Qui-binary has a two wire section, but that binary section encodes where the digit is odd or even. One wire means odd, the other means even, but they are labeled B0 and B1 in all the hardware documentation. They obey the exclusive OR property where they both cant be 0 and both cant be 1. The quinary section that has five wires uses these to represent 0, 2, 4, 6 and 8. One and only one of the quinary wires can be active at any time or we have a validity error. These are the Q# signals. One can only assume that, since the binary section is not the larger weight, as it is in the 650, but instead contributes the smallest weight of 1 or 0, they flipped the terminology to qui-binary.

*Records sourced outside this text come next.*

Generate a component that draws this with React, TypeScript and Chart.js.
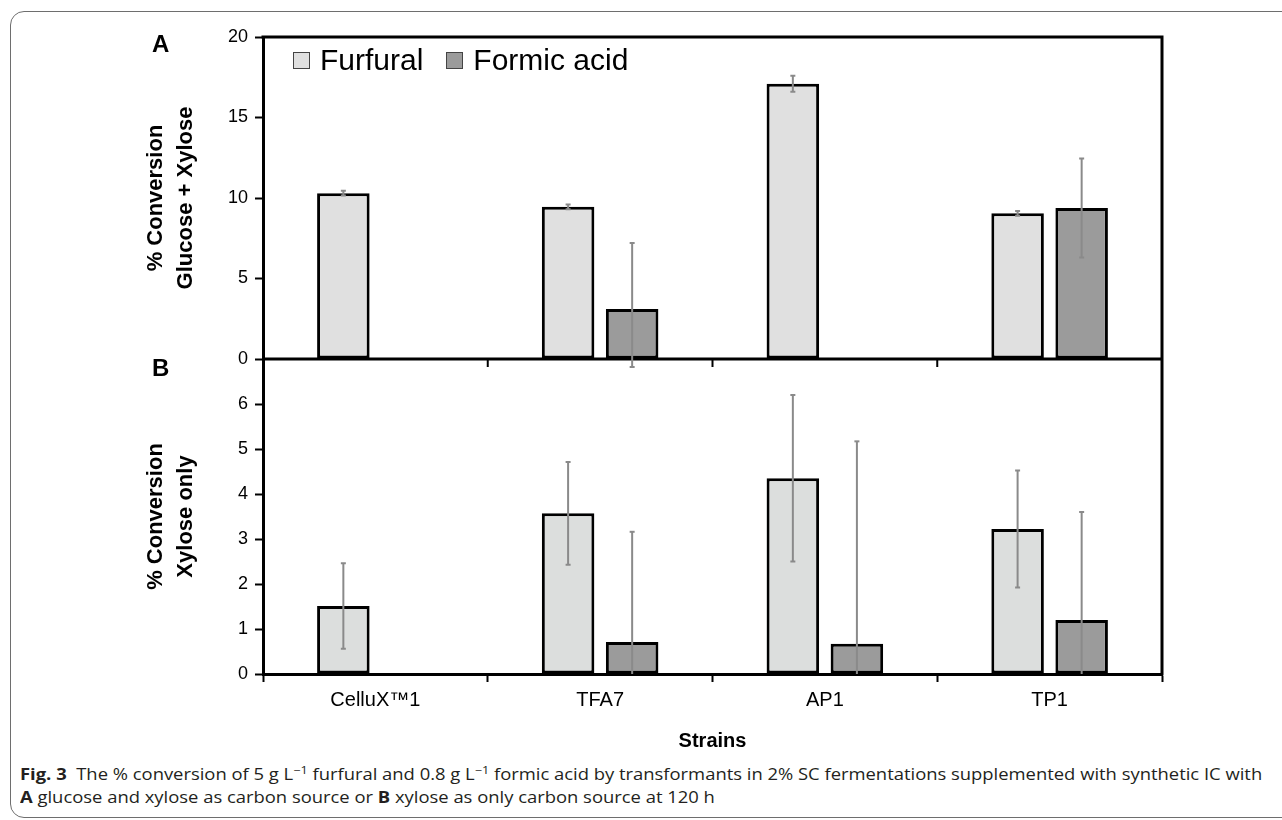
import React, { useEffect, useLayoutEffect, useRef, useState } from 'react';
import { Chart, registerables } from 'chart.js';

Chart.register(...registerables);

const FONT = '"Liberation Sans", Arial, Helvetica, sans-serif';

// ---- data ----
const categories = ['CelluX™1', 'TFA7', 'AP1', 'TP1'];
const seriesNames = ['Furfural', 'Formic acid'];
const seriesColors = ['#e0e0e0', '#9b9b9b'];

// Panel A: glucose + xylose
const furfuralA = [10.3, 9.45, 17.1, 9.05];
const furfuralAErr = [0.15, 0.15, 0.5, 0.15];
const formicA = [null, 3.1, null, 9.38];
const formicAErrUp = [null, 4.1, null, 3.08];
const formicAErrDown = [null, 3.6, null, 3.08];

// Panel B: xylose only
const furfuralB = [1.51, 3.57, 4.35, 3.22];
const furfuralBErr = [0.95, 1.14, 1.85, 1.3];
const formicB = [null, 0.71, 0.67, 1.2];
const formicBErr = [null, 2.45, 4.5, 2.4];

const ticksA = [0, 5, 10, 15, 20];
const ticksB = [0, 1, 2, 3, 4, 5, 6];
const rangeA = [0, 20];
const rangeB = [0, 7];
const titleA = ['% Conversion', 'Glucose + Xylose'];
const titleB = ['% Conversion', 'Xylose only'];
const xTitle = 'Strains';

const framePlugin = {
  id: 'frame',
  afterDatasetsDraw(chart: any) {
    const { ctx, chartArea, scales } = chart;
    const { left, right, top, bottom } = chartArea;
    ctx.save();
    ctx.strokeStyle = '#000';
    ctx.lineWidth = 3;
    ctx.beginPath();
    ctx.moveTo(left - 1.5, top);
    ctx.lineTo(right, top);
    ctx.lineTo(right, bottom + 1.5);
    ctx.stroke();
    const yd = scales.yA.bottom;
    ctx.beginPath();
    ctx.moveTo(left, yd);
    ctx.lineTo(right, yd);
    ctx.stroke();
    ctx.lineWidth = 2;
    const xs = scales.x;
    const n = categories.length;
    for (let i = 1; i < n; i++) {
      const x = xs.getPixelForValue(i - 0.5);
      ctx.beginPath();
      ctx.moveTo(x, yd);
      ctx.lineTo(x, yd + 8);
      ctx.stroke();
    }
    ctx.restore();
  },
};

const errorBarPlugin = {
  id: 'errorBars',
  afterDatasetsDraw(chart: any) {
    const { ctx, chartArea } = chart;
    ctx.save();
    ctx.strokeStyle = '#8a8a8a';
    ctx.lineWidth = 2;
    chart.data.datasets.forEach((ds: any, i: number) => {
      const meta = chart.getDatasetMeta(i);
      const ys = chart.scales[meta.yAxisID];
      meta.data.forEach((el: any, j: number) => {
        const v = ds.data[j];
        if (v == null) return;
        const up = ds.errUp ? ds.errUp[j] : null;
        const down = ds.errDown ? ds.errDown[j] : null;
        if (up == null || down == null) return;
        const x = el.x;
        const y1 = ys.getPixelForValue(v + up);
        let y2 = ys.getPixelForValue(v - down);
        const clipped = y2 > chartArea.bottom;
        if (clipped) y2 = chartArea.bottom;
        ctx.beginPath();
        ctx.moveTo(x, y1);
        ctx.lineTo(x, y2);
        ctx.stroke();
        ctx.beginPath();
        ctx.moveTo(x - 2.5, y1);
        ctx.lineTo(x + 2.5, y1);
        if (!clipped) {
          ctx.moveTo(x - 2.5, y2);
          ctx.lineTo(x + 2.5, y2);
        }
        ctx.stroke();
      });
    });
    ctx.restore();
  },
};

function yScale(stackWeight: number, range: number[], ticks: number[], title: string[]) {
  return {
    type: 'linear',
    position: 'left',
    stack: 'panels',
    stackWeight,
    stacked: false,
    min: range[0],
    max: range[1],
    afterBuildTicks: (s: any) => {
      s.ticks = ticks.map((v) => ({ value: v }));
    },
    afterFit: (s: any) => {
      s.width = 133;
    },
    grid: {
      drawOnChartArea: false,
      drawTicks: true,
      tickLength: 8,
      tickColor: '#000',
      tickWidth: 2,
    },
    border: { display: true, color: '#000', width: 3 },
    ticks: { color: '#000', font: { family: FONT, size: 18 }, padding: 7 },
    title: {
      display: true,
      text: title,
      color: '#000',
      font: { family: FONT, size: 22, weight: 'bold', lineHeight: 1.36 },
      padding: { top: 11, bottom: 0 },
    },
  };
}

export default function App() {
  const canvasRef = useRef<HTMLCanvasElement>(null);
  const line1Ref = useRef<HTMLSpanElement>(null);
  const [capScale, setCapScale] = useState(1);

  useEffect(() => {
    const ds = (label: string, data: any[], color: string, axis: string, stack: string, up: any[], down: any[]) => ({
      label,
      data,
      yAxisID: axis,
      stack,
      backgroundColor: color,
      borderColor: '#000',
      borderWidth: 3,
      borderSkipped: false,
      categoryPercentage: 0.57,
      barPercentage: 0.82,
      errUp: up,
      errDown: down,
    });
    const chart = new Chart(canvasRef.current!, {
      type: 'bar',
      data: {
        labels: categories,
        datasets: [
          ds(seriesNames[0], furfuralA, seriesColors[0], 'yA', 's0', furfuralAErr, furfuralAErr),
          ds(seriesNames[1], formicA, seriesColors[1], 'yA', 's1', formicAErrUp, formicAErrDown),
          ds(seriesNames[0], furfuralB, '#dcdedd', 'yB', 's0', furfuralBErr, furfuralBErr),
          ds(seriesNames[1], formicB, seriesColors[1], 'yB', 's1', formicBErr, formicBErr),
        ] as any,
      },
      options: {
        responsive: false,
        devicePixelRatio: 1,
        animation: false,
        layout: { padding: { left: 130, top: 37, right: 120, bottom: 0 } },
        plugins: { legend: { display: false }, tooltip: { enabled: false } },
        scales: {
          x: {
            type: 'category',
            offset: true,
            grid: {
              offset: true,
              drawOnChartArea: false,
              drawTicks: true,
              tickLength: 8,
              tickColor: '#000',
              tickWidth: 2,
            },
            border: { display: true, color: '#000', width: 3 },
            ticks: {
              color: '#000',
              font: { family: FONT, size: 20 },
              padding: 6,
              maxRotation: 0,
              autoSkip: false,
            },
            title: {
              display: true,
              text: xTitle,
              color: '#000',
              font: { family: FONT, size: 20, weight: 'bold' },
              padding: { top: 0, bottom: 7 },
            },
            afterFit: (s: any) => {
              s.height = 86;
            },
          },
          yB: yScale(315, rangeB, ticksB, titleB),
          yA: yScale(322, rangeA, ticksA, titleA),
        } as any,
      },
      plugins: [framePlugin, errorBarPlugin],
    });
    return () => chart.destroy();
  }, []);

  useLayoutEffect(() => {
    if (line1Ref.current) {
      const w = line1Ref.current.offsetWidth;
      if (w > 0) setCapScale(1242 / w);
    }
  }, []);

  const sup = (t: string) => (
    <sup style={{ fontSize: '11px', lineHeight: 0, verticalAlign: '6px' }}>{t}</sup>
  );

  return (
    <div style={{ position: 'absolute', left: 0, top: 0, width: 1282, height: 820, overflow: 'hidden', background: '#fff' }}>
      <div
        style={{
          position: 'absolute',
          left: 10,
          top: 11,
          width: 1320,
          height: 807,
          border: '1.5px solid #6e6e6e',
          borderRadius: 14,
          boxSizing: 'border-box',
        }}
      />
      <canvas ref={canvasRef} width={1282} height={760} style={{ position: 'absolute', left: 0, top: 0 }} />
      <div style={{ position: 'absolute', left: 152, top: 32, font: `bold 24px/24px ${FONT}`, color: '#000' }}>A</div>
      <div style={{ position: 'absolute', left: 152, top: 356, font: `bold 24px/24px ${FONT}`, color: '#000' }}>B</div>
      <div
        style={{
          position: 'absolute',
          left: 293,
          top: 45,
          display: 'flex',
          alignItems: 'center',
          font: `30px/30px ${FONT}`,
          color: '#000',
        }}
      >
        {seriesNames.map((name, i) => (
          <div key={name} style={{ display: 'flex', alignItems: 'center', marginRight: 23 }}>
            <div
              style={{
                width: 17,
                height: 17,
                background: seriesColors[i],
                border: '1.5px solid #444',
                boxSizing: 'border-box',
                marginRight: 10,
              }}
            />
            <span>{name}</span>
          </div>
        ))}
      </div>
      <div
        style={{
          position: 'absolute',
          left: 20,
          top: 763,
          font: `16px/23px "Open Sans", "Noto Sans", sans-serif`,
          color: '#231f20',
          transform: `scaleX(${capScale})`,
          transformOrigin: 'left top',
          whiteSpace: 'nowrap',
        }}
      >
        <div>
          <span ref={line1Ref} style={{ display: 'inline-block' }}>
            <b>Fig. 3</b>&nbsp; The % conversion of 5 g L{sup('−1')} furfural and 0.8 g L{sup('−1')} formic acid by
            transformants in 2% SC fermentations supplemented with synthetic IC with
          </span>
        </div>
        <div>
          <b>A</b> glucose and xylose as carbon source or <b>B</b> xylose as only carbon source at 120 h
        </div>
      </div>
    </div>
  );
}
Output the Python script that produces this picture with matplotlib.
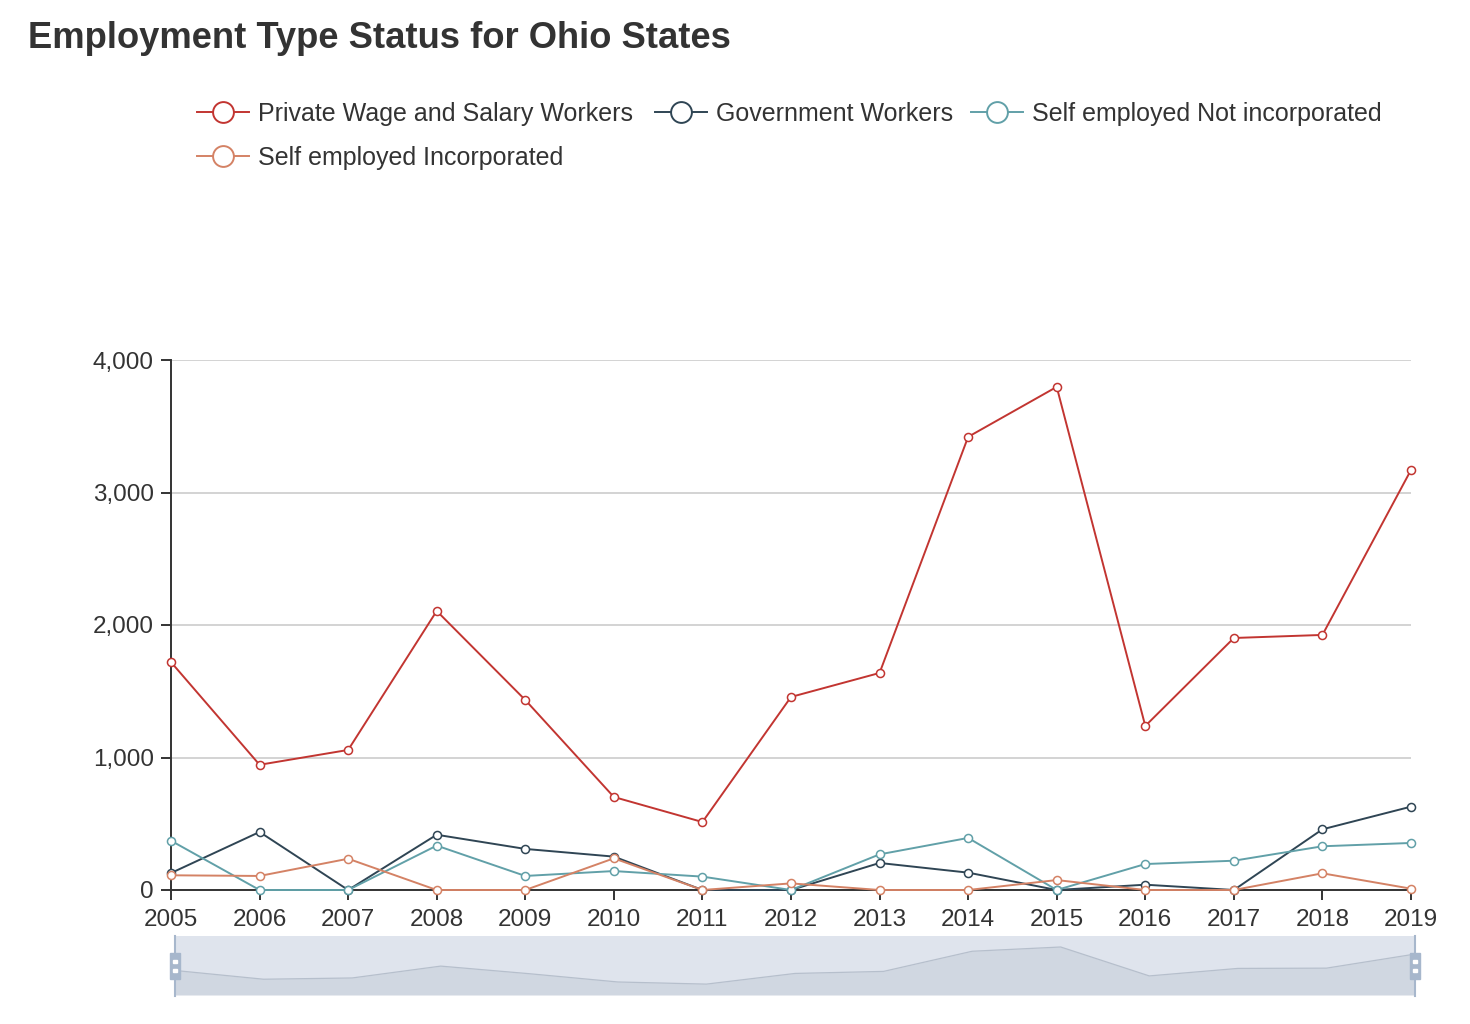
import numpy as np
import matplotlib.pyplot as plt
from matplotlib.patches import Rectangle

# ---------------------- data ----------------------
years = [2005, 2006, 2007, 2008, 2009, 2010, 2011, 2012, 2013, 2014, 2015, 2016, 2017, 2018, 2019]
private_wage = [1720, 945, 1057, 2106, 1434, 702, 513, 1457, 1638, 3420, 3797, 1238, 1902, 1925, 3170]
government = [128, 438, 0, 417, 310, 252, 0, 0, 204, 131, 0, 40, 0, 458, 629]
self_not_inc = [372, 0, 0, 335, 106, 143, 101, 0, 269, 393, 0, 196, 221, 330, 355]
self_inc = [111, 106, 236, 0, 0, 239, 0, 50, 0, 0, 75, 0, 0, 126, 10]

series_names = ["Private Wage and Salary Workers", "Government Workers",
                "Self employed Not incorporated", "Self employed Incorporated"]
colors = ["#c23531", "#2f4554", "#61a0a8", "#d48265"]
yticks = [0, 1000, 2000, 3000, 4000]

plt.rcParams['font.family'] = ['Liberation Sans', 'DejaVu Sans']

W, H = 1470, 1024
fig = plt.figure(figsize=(W / 100, H / 100), dpi=100)

def px(x0, y0, x1, y1):
    return [x0 / W, 1 - y1 / H, (x1 - x0) / W, (y1 - y0) / H]

# ---------------------- main chart ----------------------
ax = fig.add_axes(px(171, 360, 1411, 890))
for vals, c in zip([private_wage, government, self_not_inc, self_inc], colors):
    ax.plot(years, vals, color=c, lw=1.4, marker='o', ms=5.8,
            mfc='white', mec=c, mew=1.1, zorder=3, clip_on=False)

ax.set_xlim(years[0], years[-1])
ax.set_ylim(0, 4000)
ax.set_xticks(years)
ax.set_yticks(yticks)
ax.set_yticklabels([f"{v:,}" for v in yticks])
ax.grid(axis='y', color='#cccccc', lw=1.2)
ax.set_axisbelow(True)
for s in ['top', 'right']:
    ax.spines[s].set_visible(False)
for s in ['left', 'bottom']:
    ax.spines[s].set_color('#333333')
    ax.spines[s].set_linewidth(1.4)
ax.tick_params(axis='both', colors='#333333', labelsize=17.5, length=7, width=1.4)
ax.tick_params(axis='y', pad=5.5)
ax.tick_params(axis='x', pad=6.5)

# ---------------------- data zoom slider ----------------------
sl = fig.add_axes(px(175, 936, 1415, 995))
sl.set_facecolor('#dfe4ed')
sl.fill_between(years, private_wage, -450, color='#d0d7e1', lw=0)
sl.plot(years, private_wage, color='#b6bfcc', lw=0.9)
sl.set_xlim(years[0], years[-1])
sl.set_ylim(-450, 4770)
sl.set_xticks([])
sl.set_yticks([])
for s in sl.spines.values():
    s.set_visible(False)

# ---------------------- overlay: title, legend, slider handles ----------------------
ov = fig.add_axes([0, 0, 1, 1], zorder=5)
ov.set_xlim(0, W)
ov.set_ylim(H, 0)
ov.axis('off')

ov.text(28, 39, "Employment Type Status for Ohio States", fontsize=26.2,
        fontweight='bold', color='#333333', va='center', ha='left')

legend_pos = [(197, 112), (655, 112), (971, 112), (197, 156)]
for (lx, ly), name, c in zip(legend_pos, series_names, colors):
    ov.plot([lx, lx + 52], [ly, ly], color=c, lw=1.4)
    ov.plot([lx + 26], [ly], marker='o', ms=15, mfc='white', mec=c, mew=1.4)
    ov.text(lx + 61, ly + 2, name, fontsize=18, color='#333333', va='center', ha='left')

for hx in (175, 1415):
    ov.plot([hx, hx], [936, 996], color='#a7b7cc', lw=1.5)
    ov.add_patch(Rectangle((hx - 5, 953), 10, 26, color='#a7b7cc', zorder=6))
    ov.add_patch(Rectangle((hx - 2, 960), 4, 3, color='white', zorder=7))
    ov.add_patch(Rectangle((hx - 2, 969), 4, 3, color='white', zorder=7))

fig.savefig("out.png", dpi=100)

The programmer and the operator using the control panel of the 1401 sees only BCD coded digits. The arithmetic logic shows the resulting sum as a BCD digit. While executing, the machine does a translation from BCD to qui-binary for both of the input digits that are being added or subtracted. As appropriate to the arithmetic operation and the signs of the two fields, it may translate to the nines-complement qui-binary for one of the fields. The machine has two separate adders - one adds the binary section and one adds the quinary section, dealing appropriately with carries, borrows and overflows across those two units and with the digits that will be added after this pair of digits has been completed. The resultant qui-binary value is complemented back if needed then translated to BCD before it is sent to storage or made visible on the operator panel.
Perhaps they hid the use of qui-binary from the operator and programmer because of the recent industry experiences with 'excess three' on the Univac I, or more likely it was to provide simplicity for the potential customers who were almost universally familiar with electromechanical accounting systems and had no prior experience with computers. This also hides the details of complementing numbers when they are negative. All numbers are represented by their absolute value in decimal, with a sign associated with the low order digit that indicates if the number is positive or negative.